[Start]

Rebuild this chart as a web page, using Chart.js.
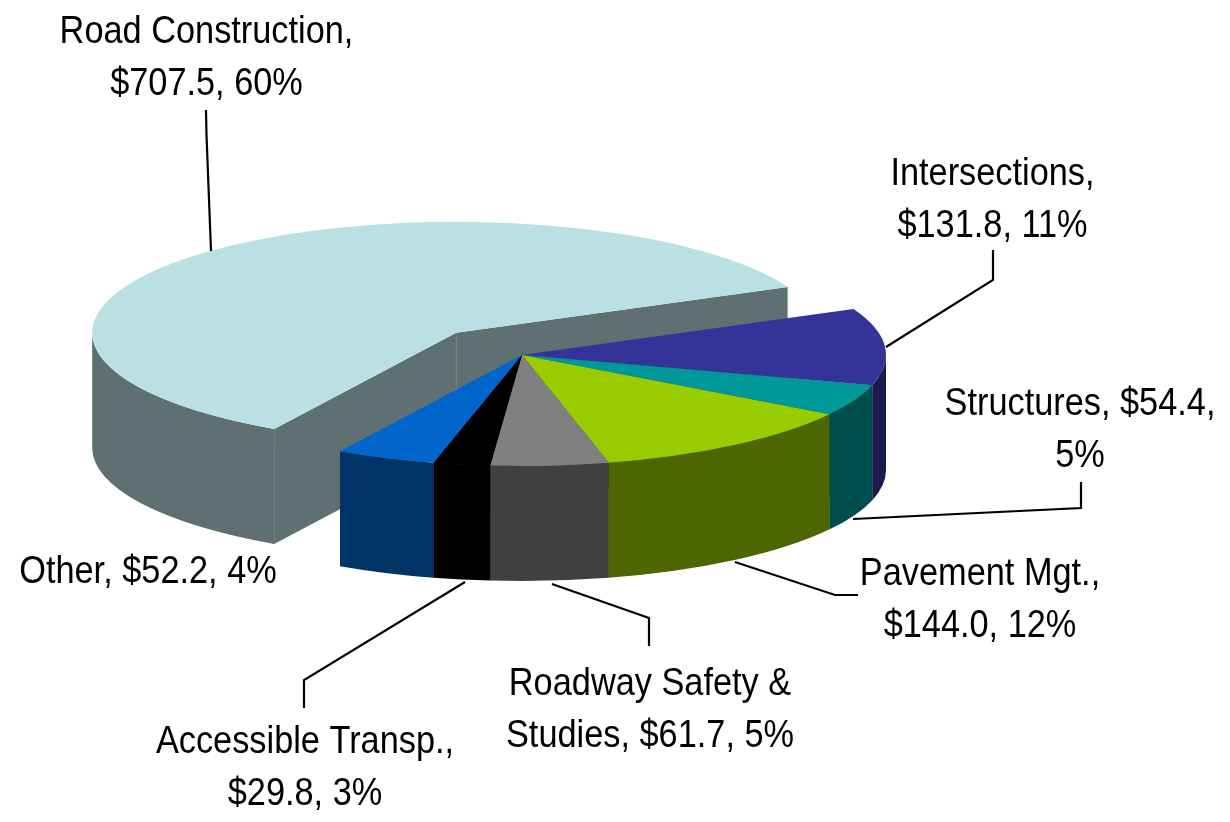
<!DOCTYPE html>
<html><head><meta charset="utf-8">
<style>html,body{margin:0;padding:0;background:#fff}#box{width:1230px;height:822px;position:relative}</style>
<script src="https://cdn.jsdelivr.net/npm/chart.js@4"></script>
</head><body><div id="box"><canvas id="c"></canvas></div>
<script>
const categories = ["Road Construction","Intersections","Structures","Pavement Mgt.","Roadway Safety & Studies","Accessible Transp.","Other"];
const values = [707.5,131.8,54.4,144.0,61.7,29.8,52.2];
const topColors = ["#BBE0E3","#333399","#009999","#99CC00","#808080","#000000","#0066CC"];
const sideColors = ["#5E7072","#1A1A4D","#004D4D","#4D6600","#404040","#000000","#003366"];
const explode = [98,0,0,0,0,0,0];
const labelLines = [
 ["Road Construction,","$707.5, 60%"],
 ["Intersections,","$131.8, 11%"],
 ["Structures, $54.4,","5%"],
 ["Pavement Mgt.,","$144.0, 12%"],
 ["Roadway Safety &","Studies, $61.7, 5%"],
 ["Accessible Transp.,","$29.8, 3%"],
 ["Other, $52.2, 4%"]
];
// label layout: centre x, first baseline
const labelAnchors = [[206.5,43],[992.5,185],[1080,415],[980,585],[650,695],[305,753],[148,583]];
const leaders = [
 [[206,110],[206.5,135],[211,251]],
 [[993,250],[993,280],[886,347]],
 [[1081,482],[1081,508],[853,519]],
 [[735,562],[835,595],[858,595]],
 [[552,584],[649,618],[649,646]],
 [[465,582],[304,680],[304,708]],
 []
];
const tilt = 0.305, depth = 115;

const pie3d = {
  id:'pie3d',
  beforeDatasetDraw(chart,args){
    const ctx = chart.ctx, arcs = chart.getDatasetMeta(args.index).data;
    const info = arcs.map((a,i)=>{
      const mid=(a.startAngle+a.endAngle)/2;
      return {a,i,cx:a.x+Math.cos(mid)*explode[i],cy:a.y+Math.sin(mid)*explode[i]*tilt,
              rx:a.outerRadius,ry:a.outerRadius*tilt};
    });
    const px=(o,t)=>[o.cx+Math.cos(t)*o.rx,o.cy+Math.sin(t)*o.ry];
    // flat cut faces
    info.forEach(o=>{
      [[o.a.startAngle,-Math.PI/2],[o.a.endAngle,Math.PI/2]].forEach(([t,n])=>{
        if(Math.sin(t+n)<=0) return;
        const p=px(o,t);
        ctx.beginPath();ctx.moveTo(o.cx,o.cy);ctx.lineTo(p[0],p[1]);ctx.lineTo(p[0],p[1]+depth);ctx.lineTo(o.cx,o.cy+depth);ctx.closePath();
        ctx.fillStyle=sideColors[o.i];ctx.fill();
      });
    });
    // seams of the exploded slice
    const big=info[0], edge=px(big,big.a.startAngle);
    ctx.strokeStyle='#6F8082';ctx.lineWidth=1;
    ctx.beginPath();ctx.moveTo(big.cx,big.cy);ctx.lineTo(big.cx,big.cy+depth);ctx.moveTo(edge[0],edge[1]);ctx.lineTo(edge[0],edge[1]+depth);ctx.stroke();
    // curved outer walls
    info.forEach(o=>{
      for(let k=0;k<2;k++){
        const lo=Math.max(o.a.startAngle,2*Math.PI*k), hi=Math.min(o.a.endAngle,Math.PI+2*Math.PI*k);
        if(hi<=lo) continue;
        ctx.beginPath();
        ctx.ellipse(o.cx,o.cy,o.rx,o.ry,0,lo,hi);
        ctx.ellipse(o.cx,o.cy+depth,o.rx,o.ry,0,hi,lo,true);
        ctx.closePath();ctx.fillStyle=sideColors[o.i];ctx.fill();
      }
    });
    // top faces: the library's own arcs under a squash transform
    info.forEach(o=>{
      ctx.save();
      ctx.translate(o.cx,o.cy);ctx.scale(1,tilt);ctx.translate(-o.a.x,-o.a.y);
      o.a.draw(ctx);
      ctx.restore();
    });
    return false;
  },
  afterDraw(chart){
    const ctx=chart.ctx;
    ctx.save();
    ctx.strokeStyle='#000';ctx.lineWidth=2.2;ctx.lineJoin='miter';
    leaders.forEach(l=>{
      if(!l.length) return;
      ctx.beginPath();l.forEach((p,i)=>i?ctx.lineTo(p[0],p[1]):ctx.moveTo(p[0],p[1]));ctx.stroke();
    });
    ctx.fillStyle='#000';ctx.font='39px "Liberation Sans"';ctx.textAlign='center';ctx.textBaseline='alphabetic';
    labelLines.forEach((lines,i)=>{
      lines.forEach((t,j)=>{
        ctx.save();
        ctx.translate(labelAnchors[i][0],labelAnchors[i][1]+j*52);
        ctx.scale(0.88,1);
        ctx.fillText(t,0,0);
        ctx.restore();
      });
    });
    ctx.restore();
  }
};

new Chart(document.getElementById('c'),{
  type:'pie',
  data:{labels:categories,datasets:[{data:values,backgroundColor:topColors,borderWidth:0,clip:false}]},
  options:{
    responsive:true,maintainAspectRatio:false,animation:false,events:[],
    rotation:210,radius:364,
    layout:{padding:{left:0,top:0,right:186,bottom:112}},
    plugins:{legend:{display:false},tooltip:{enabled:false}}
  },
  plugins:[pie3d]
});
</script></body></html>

[End]

* Exercise objective *
Write out exactly the lines between the start of the data and the line with "const tilt = 0.305, depth = 115;", including both, but none of the pictures.

* Final answer *
Rebuild this chart as a web page, using Chart.js.
<!DOCTYPE html>
<html><head><meta charset="utf-8">
<style>html,body{margin:0;padding:0;background:#fff}#box{width:1230px;height:822px;position:relative}</style>
<script src="https://cdn.jsdelivr.net/npm/chart.js@4"></script>
</head><body><div id="box"><canvas id="c"></canvas></div>
<script>
const categories = ["Road Construction","Intersections","Structures","Pavement Mgt.","Roadway Safety & Studies","Accessible Transp.","Other"];
const values = [707.5,131.8,54.4,144.0,61.7,29.8,52.2];
const topColors = ["#BBE0E3","#333399","#009999","#99CC00","#808080","#000000","#0066CC"];
const sideColors = ["#5E7072","#1A1A4D","#004D4D","#4D6600","#404040","#000000","#003366"];
const explode = [98,0,0,0,0,0,0];
const labelLines = [
 ["Road Construction,","$707.5, 60%"],
 ["Intersections,","$131.8, 11%"],
 ["Structures, $54.4,","5%"],
 ["Pavement Mgt.,","$144.0, 12%"],
 ["Roadway Safety &","Studies, $61.7, 5%"],
 ["Accessible Transp.,","$29.8, 3%"],
 ["Other, $52.2, 4%"]
];
// label layout: centre x, first baseline
const labelAnchors = [[206.5,43],[992.5,185],[1080,415],[980,585],[650,695],[305,753],[148,583]];
const leaders = [
 [[206,110],[206.5,135],[211,251]],
 [[993,250],[993,280],[886,347]],
 [[1081,482],[1081,508],[853,519]],
 [[735,562],[835,595],[858,595]],
 [[552,584],[649,618],[649,646]],
 [[465,582],[304,680],[304,708]],
 []
];
const tilt = 0.305, depth = 115;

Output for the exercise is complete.